Ridout, formerly CEO of Head of Zeus, built Boldwood around genre fiction—romance, crime, thrillers, and historical fiction—publishing globally from the start and acquiring world English language rights as a minimum on every title. The multi-format, single-pub-day model is central to her pitch. "Nobody else publishes audio on the day, print on the day," she said. The company operates without a warehouse, sells traditional print books on firm sale terms only, accepting no returns. Authors receive monthly royalty payments in lieu of advances. "It's genuinely like a salary," Ridout said. "It's a real partnership."
That unconventional model — initially met with skepticism — led the publisher to be named Independent Publisher of the Year at the Nibbies in 2025 and the equivalent honor from the Independent Publishers Guild.
The company's name, for the record, comes from Thomas Hardy. Ridout's grandparents owned a farm in Dorset—the property Hardy used as the setting for the character Boldwood in Far from the Madding Crowd. "I thought that's kind of an interesting literary connection," Ridout said. "But also it seemed like a good name because we want to be bold."

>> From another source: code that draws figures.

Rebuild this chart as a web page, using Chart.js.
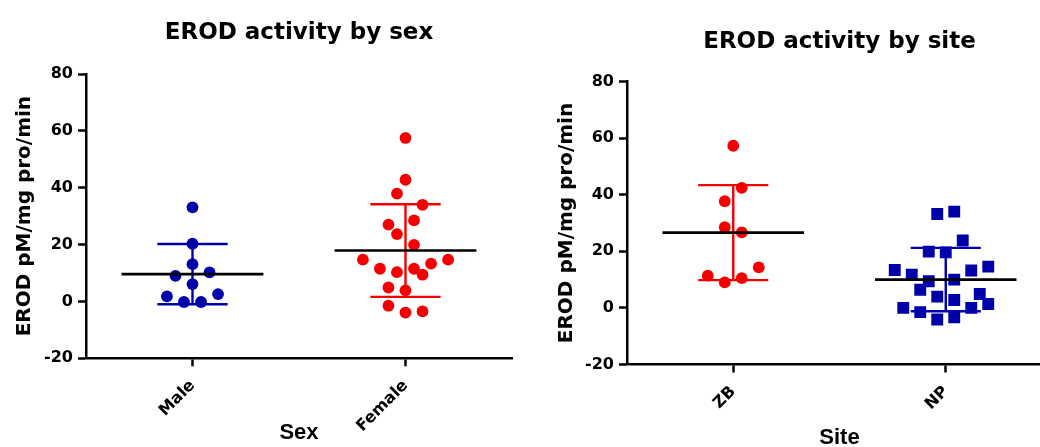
<!DOCTYPE html>
<html lang="en">
<head>
<meta charset="UTF-8">
<title>EROD activity</title>
<script src="https://cdn.jsdelivr.net/npm/chart.js"></script>
<style>
  html, body { margin: 0; padding: 0; background: #fff; overflow: hidden; }
  #wrap { position: relative; width: 1040px; height: 447px; overflow: hidden; background: #fff; }
  #sexChart { position: absolute; left: 0; top: 0; }
  #siteChart { position: absolute; left: 520px; top: 0; }
</style>
</head>
<body>
<div id="wrap">
  <canvas id="sexChart" width="530" height="447"></canvas>
  <canvas id="siteChart" width="560" height="447"></canvas>
</div>
<script>
// values (pM/mg pro/min), jitter = horizontal spread of the dots
const sexCategories = ['Male', 'Female'];
const maleValues = [33.1, 20.3, 13.1, 9.0, 10.2, 6.1, 2.6, 1.8, -0.2, -0.2];
const maleJitter = [0, 0, 0, -0.08, 0.08, 0, 0.12, -0.12, -0.04, 0.04];
const femaleValues = [57.5, 42.8, 37.9, 34.0, 27.0, 28.5, 23.7, 19.9, 14.7, 14.7,
                      11.5, 10.3, 11.5, 13.3, 9.4, 4.9, 3.9, -1.5, -3.9, -3.5];
const femaleJitter = [0, 0, -0.04, 0.08, -0.08, 0.04, -0.04, 0.04, -0.2, 0.2,
                      -0.12, -0.04, 0.04, 0.12, 0.08, -0.08, 0, -0.08, 0, 0.08];
const sexMean = [9.6, 17.9];
const sexSD = [10.6, 16.3];

const siteCategories = ['ZB', 'NP'];
const zbValues = [57.3, 42.4, 37.7, 28.5, 26.7, 14.3, 11.4, 9.0, 10.5];
const zbJitter = [0, 0.04, -0.04, -0.04, 0.04, 0.12, -0.12, -0.04, 0.04];
const npValues = [33.2, 34.0, 23.8, 19.9, 19.6, 13.4, 11.7, 13.2, 14.6, 9.4, 10.0,
                  6.4, 4.0, 2.8, 4.9, 1.4, 0.0, -1.5, -4.1, -3.3, 0.0];
const npJitter = [-0.04, 0.04, 0.08, -0.08, 0, -0.24, -0.16, 0.12, 0.2, -0.08, 0.04,
                  -0.12, -0.04, 0.04, 0.16, 0.2, -0.2, -0.12, -0.04, 0.04, 0.12];
const siteMean = [26.6, 10.0];
const siteSD = [16.8, 11.2];

const yTicks = [-20, 0, 20, 40, 60, 80];

const BLUE = '#0000aa';
const RED = '#f50000';
const MEAN_HALF = 0.333;
const CAP_HALF = 0.165;

function dots(values, jitter, center) {
    return values.map((v, i) => ({ x: center + jitter[i], y: v }));
}

function sdBar(center, mean, sd) {
    const hi = mean + sd, lo = mean - sd;
    return [
        { x: center - CAP_HALF, y: hi }, { x: center + CAP_HALF, y: hi }, { x: center, y: null },
        { x: center, y: hi }, { x: center, y: lo }, { x: center, y: null },
        { x: center - CAP_HALF, y: lo }, { x: center + CAP_HALF, y: lo }
    ];
}

function makeChart(id, cfg) {
    const datasets = [];
    cfg.groups.forEach((g, i) => {
        datasets.push({
            type: 'line', data: [{ x: i - MEAN_HALF, y: cfg.means[i] }, { x: i + MEAN_HALF, y: cfg.means[i] }],
            borderColor: '#000', borderWidth: 2.6, pointRadius: 0, showLine: true, order: 0
        });
        datasets.push({
            type: 'line', data: sdBar(i, cfg.means[i], cfg.sds[i]),
            borderColor: g.color, borderWidth: 2.4, pointRadius: 0, showLine: true, spanGaps: false, order: 1
        });
        datasets.push({
            data: dots(g.values, g.jitter, i),
            backgroundColor: g.color, borderColor: g.color, borderWidth: 0,
            pointStyle: g.shape, pointRadius: g.shape === 'rect' ? 8.4 : 5.9, order: 2
        });
    });

    return new Chart(document.getElementById(id), {
        type: 'scatter',
        data: { datasets },
        options: {
            responsive: false,
            animation: false,
            layout: { padding: { left: 0, top: 0, bottom: 0, right: cfg.rightPad } },
            plugins: {
                legend: { display: false },
                tooltip: { enabled: false },
                title: {
                    display: true, text: cfg.title, color: '#000', fullSize: false,
                    font: { family: 'DejaVu Sans', weight: 'bold', size: 23 },
                    padding: cfg.titlePad
                }
            },
            scales: {
                x: {
                    type: 'linear', min: -0.5, max: 1.5,
                    afterBuildTicks: s => { s.ticks = cfg.categories.map((c, i) => ({ value: i })); },
                    afterFit: s => { s.height = cfg.xHeight; },
                    ticks: {
                        callback: v => cfg.categories[v],
                        minRotation: 45, maxRotation: 45, autoSkip: false, padding: 10,
                        color: '#000', font: { family: 'DejaVu Sans', weight: 'bold', size: 16 }
                    },
                    grid: { drawOnChartArea: false, drawTicks: true, tickLength: 8, tickWidth: 2.5, tickColor: '#000' },
                    border: { color: '#000', width: 2.5 },
                    title: {
                        display: true, text: cfg.xTitle, color: '#000',
                        font: { family: 'Liberation Sans', weight: 'bold', size: 22 },
                        padding: { top: 0, bottom: cfg.xTitlePad }
                    }
                },
                y: {
                    min: -20, max: 80,
                    afterBuildTicks: s => { s.ticks = yTicks.map(v => ({ value: v })); },
                    afterFit: s => { s.width = cfg.yWidth; },
                    ticks: {
                        padding: 5, color: '#000',
                        font: { family: 'DejaVu Sans', weight: 'bold', size: 16 }
                    },
                    grid: { drawOnChartArea: false, drawTicks: true, tickLength: 8, tickWidth: 2.5, tickColor: '#000' },
                    border: { color: '#000', width: 2.5 },
                    title: {
                        display: true, text: 'EROD pM/mg pro/min', color: '#000',
                        font: { family: 'DejaVu Sans', weight: 'bold', size: 20 },
                        padding: { top: cfg.yTitlePad, bottom: 0 }
                    }
                }
            }
        }
    });
}

makeChart('sexChart', {
    title: 'EROD activity by sex',
    categories: sexCategories,
    groups: [
        { values: maleValues, jitter: maleJitter, color: BLUE, shape: 'circle' },
        { values: femaleValues, jitter: femaleJitter, color: RED, shape: 'circle' }
    ],
    means: sexMean, sds: sexSD,
    xTitle: 'Sex',
    titlePad: { top: 19.5, bottom: 26.9 },
    yWidth: 86, xHeight: 88.7, rightPad: 18,
    yTitlePad: 12.9, xTitlePad: 1.2
});

makeChart('siteChart', {
    title: 'EROD activity by site',
    categories: siteCategories,
    groups: [
        { values: zbValues, jitter: zbJitter, color: RED, shape: 'circle' },
        { values: npValues, jitter: npJitter, color: BLUE, shape: 'rect' }
    ],
    means: siteMean, sds: siteSD,
    xTitle: 'Site',
    titlePad: { top: 28.3, bottom: 25.6 },
    yWidth: 107, xHeight: 82.5, rightPad: 28,
    yTitlePad: 34.5, xTitlePad: -3.8
});
</script>
</body>
</html>
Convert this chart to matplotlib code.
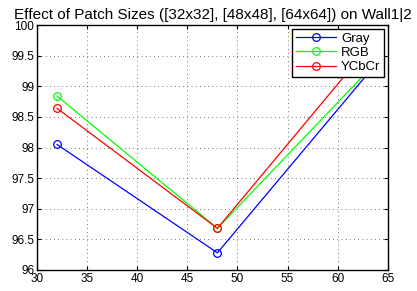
import matplotlib
matplotlib.use("Agg")
import matplotlib.pyplot as plt

plt.rcParams["font.family"] = ["Liberation Sans", "DejaVu Sans"]

# patch size (side length) and accuracy per colour space
patch = [32, 48, 64]
gray = [98.05, 96.28, 99.40]
rgb = [98.84, 96.68, 99.42]
ycbcr = [98.64, 96.68, 99.82]
yticks = [96, 96.5, 97, 97.5, 98, 98.5, 99, 99.5, 100]
yticklabels = ["96", "96.5", "97", "97.5", "98", "98.5", "99", "99.5", "100"]

fig = plt.figure(figsize=(4.17, 2.91), dpi=100)
ax = fig.add_axes([0.0887, 0.0722, 0.8413, 0.8418])

for vals, col, name in [(gray, "#0000ff", "Gray"), (rgb, "#00ff00", "RGB"), (ycbcr, "#ff0000", "YCbCr")]:
    ax.plot(patch, vals, color=col, lw=0.9, marker="o", ms=5.5, mfc="none", mec=col, mew=0.9, label=name)

ax.set_xlim(30, 65)
ax.set_ylim(96, 100)
ax.set_xticks(range(30, 66, 5))
ax.set_yticks(yticks)
ax.set_yticklabels(yticklabels)
ax.tick_params(direction="in", top=True, right=True, labelsize=8.5, length=3, pad=2)
ax.grid(True, color="black", linestyle=(0, (1, 5)), linewidth=0.5)
for s in ax.spines.values():
    s.set_linewidth(1.0)
ax.set_title("Effect of Patch Sizes ([32x32], [48x48], [64x64]) on Wall1|2", fontsize=11, pad=4)
leg = ax.legend(loc="upper right", fontsize=9.5, fancybox=False, framealpha=1, edgecolor="black",
                borderpad=0.3, handlelength=3.0, labelspacing=0.15, handletextpad=0.4,
                bbox_to_anchor=(0.99, 0.985), borderaxespad=0)
leg.get_frame().set_linewidth(1.0)

fig.savefig("out.png", dpi=100)
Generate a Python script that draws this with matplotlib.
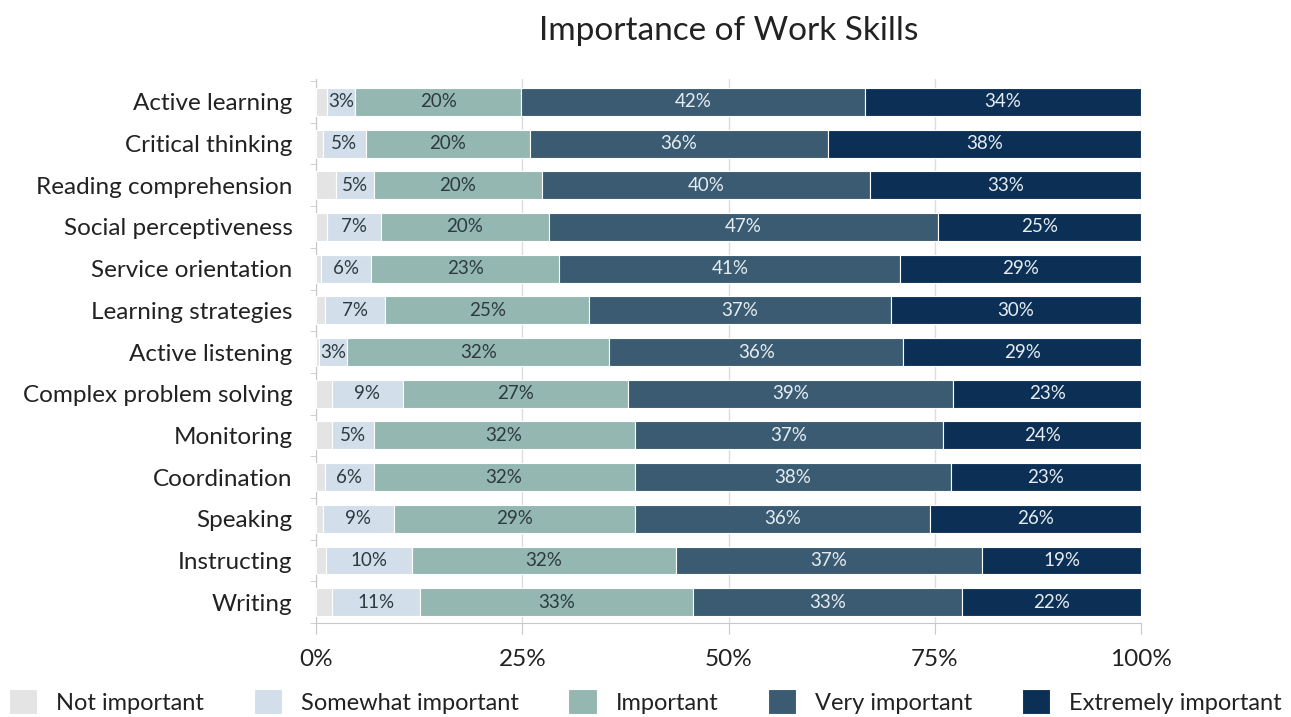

All the firm's growth has been organic and the company has made no acquisitions. Half of Boldwood's revenue comes from outside the U.K., with the U.S. alone accounting for approximately 35% of total sales, driven primarily by digital sales on Amazon, Audible, and the digital library platform Hoopla. Australia and Canada are the next largest markets.
Ridout is not shy about centering the U.S. in its business plan. "We always have world English language rights and we think of ourselves, maybe naively, as an American publisher," she said. "We deal directly with Amazon and Audible and all the people who have big footprints in the U.S." Boldwood does not localize titles for U.S. distribution; covers, titles, and spellings go out unchanged. "It's complete nonsense that you have to Americanize books from the U.K. for American readers," Ridout said.
The next step for Boldwood's slow conquering of the American market will be on paper. In the U.K., library purchases of print-on-demand and large print titles from across Boldwood's full catalog are the firm's top category, easily outpacing High Street retail. Ridout wants to replicate that in the U.S. "We need to get a print presence" in American libraries, she said, noting that while Hoopla has been a strong partner for audiobooks and e-books in the U.S. library market, print has so far been largely absent from that channel. Ridout identified Ingram as a likely partner for the push into U.S. libraries.
As for the trajectory of Boldwood's sales growth, Ridout is confident that the only direction is up. To support this, she recently hired two editors focused on romance, and an additional editor for contemporary thrillers, aimed at building male readership. The company also holds translation rights for approximately half its catalog and has publishing partnerships in seven European countries, including Overamstel in the Netherlands, DP (Digital Publishing) in Germany, City Editions in France, and Grupo Ático in Spain, among others.
Ridout is unapologetic about focusing on the bottom line or about the commercial fiction writers she has championed throughout her career. "There's always been a snobbery around commercial fiction," she said. "It's just so sad. It really is what most people read all around the world."